_Stated problem_. Identify all lines of the data containing the string "matplotlib" and copy them.

_Information supplied_.
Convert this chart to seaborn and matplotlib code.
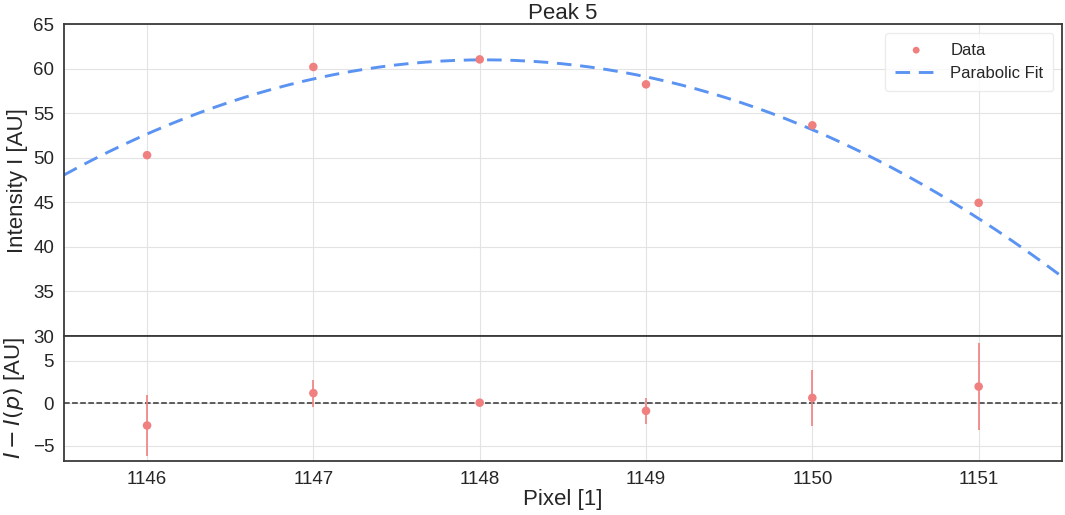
import numpy as np
import pandas as pd
import matplotlib
matplotlib.use("Agg")
import matplotlib.pyplot as plt
import seaborn as sns

# Data
pixels = [1146, 1147, 1148, 1149, 1150, 1151]
intensity = [50.3, 60.2, 61.05, 58.25, 53.65, 44.95]
residuals = [-2.63, 1.18, 0.05, -0.91, 0.62, 1.95]
residual_err = [3.55, 1.6, 0.15, 1.5, 3.3, 5.15]

# Parabolic fit parameters: I(p) = c - a (p - p0)^2
fit_a = 2.02
fit_p0 = 1148.03
fit_c = 61.0

sns.set_style("whitegrid")
plt.rcParams["font.family"] = ["Liberation Sans", "DejaVu Sans"]
plt.rcParams["axes.edgecolor"] = "#3a3a3a"
plt.rcParams["axes.linewidth"] = 1.3
plt.rcParams["grid.color"] = "#e3e3e3"

fig = plt.figure(figsize=(10.65, 5.15), dpi=100)
gs = fig.add_gridspec(2, 1, height_ratios=[312, 125], hspace=0,
                      left=0.060, right=0.997, top=0.953, bottom=0.105)
ax1 = fig.add_subplot(gs[0])
ax2 = fig.add_subplot(gs[1], sharex=ax1)

point_color = "#f08080"
fit_color = "#5b93f2"

df = pd.DataFrame({"pixel": pixels, "intensity": intensity, "res": residuals})
p_fit = np.linspace(1145.5, 1151.5, 200)
fit_df = pd.DataFrame({"pixel": p_fit, "fit": fit_c - fit_a * (p_fit - fit_p0) ** 2})

sns.scatterplot(data=df, x="pixel", y="intensity", ax=ax1, color=point_color,
                s=38, edgecolor="none", label="Data", zorder=3)
sns.lineplot(data=fit_df, x="pixel", y="fit", ax=ax1, color=fit_color,
             linestyle=(0, (5, 3)), linewidth=2.1, label="Parabolic Fit")

ax1.set_xlim(1145.5, 1151.5)
ax1.set_ylim(30, 65)
ax1.set_yticks(np.arange(30, 66, 5))
ax1.set_title("Peak 5", fontsize=16, pad=3)
ax1.set_ylabel("Intensity I [AU]", fontsize=16)
ax1.set_xlabel("")
ax1.tick_params(axis="x", labelbottom=False)
ax1.tick_params(axis="y", labelsize=13.5)
leg = ax1.legend(loc="upper right", fontsize=12, frameon=True, borderpad=0.6,
                 handlelength=2.5, labelspacing=0.5, markerscale=0.8)
leg.get_frame().set_edgecolor("#e8e8e8")

ax2.axhline(0, color="#333333", linestyle="--", linewidth=1.1, zorder=1)
ax2.errorbar(pixels, residuals, yerr=residual_err, fmt="none",
             ecolor=point_color, elinewidth=1.2, zorder=2)
sns.scatterplot(data=df, x="pixel", y="res", ax=ax2, color=point_color,
                s=38, edgecolor="none", zorder=3)
ax2.set_ylim(-6.8, 7.9)
ax2.set_yticks([-5, 0, 5])
ax2.set_xticks(pixels)
ax2.set_xticklabels([str(p) for p in pixels])
ax2.set_xlabel("Pixel [1]", fontsize=16, labelpad=1)
ax2.set_ylabel(r"$I - I(p)$ [AU]", fontsize=16)
ax2.tick_params(axis="both", labelsize=13.5)

for ax in (ax1, ax2):
    for s in ax.spines.values():
        s.set_visible(True)

fig.savefig("out.png", dpi=100)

_Correct response_.
Convert this chart to seaborn and matplotlib code.
import matplotlib
matplotlib.use("Agg")
import matplotlib.pyplot as plt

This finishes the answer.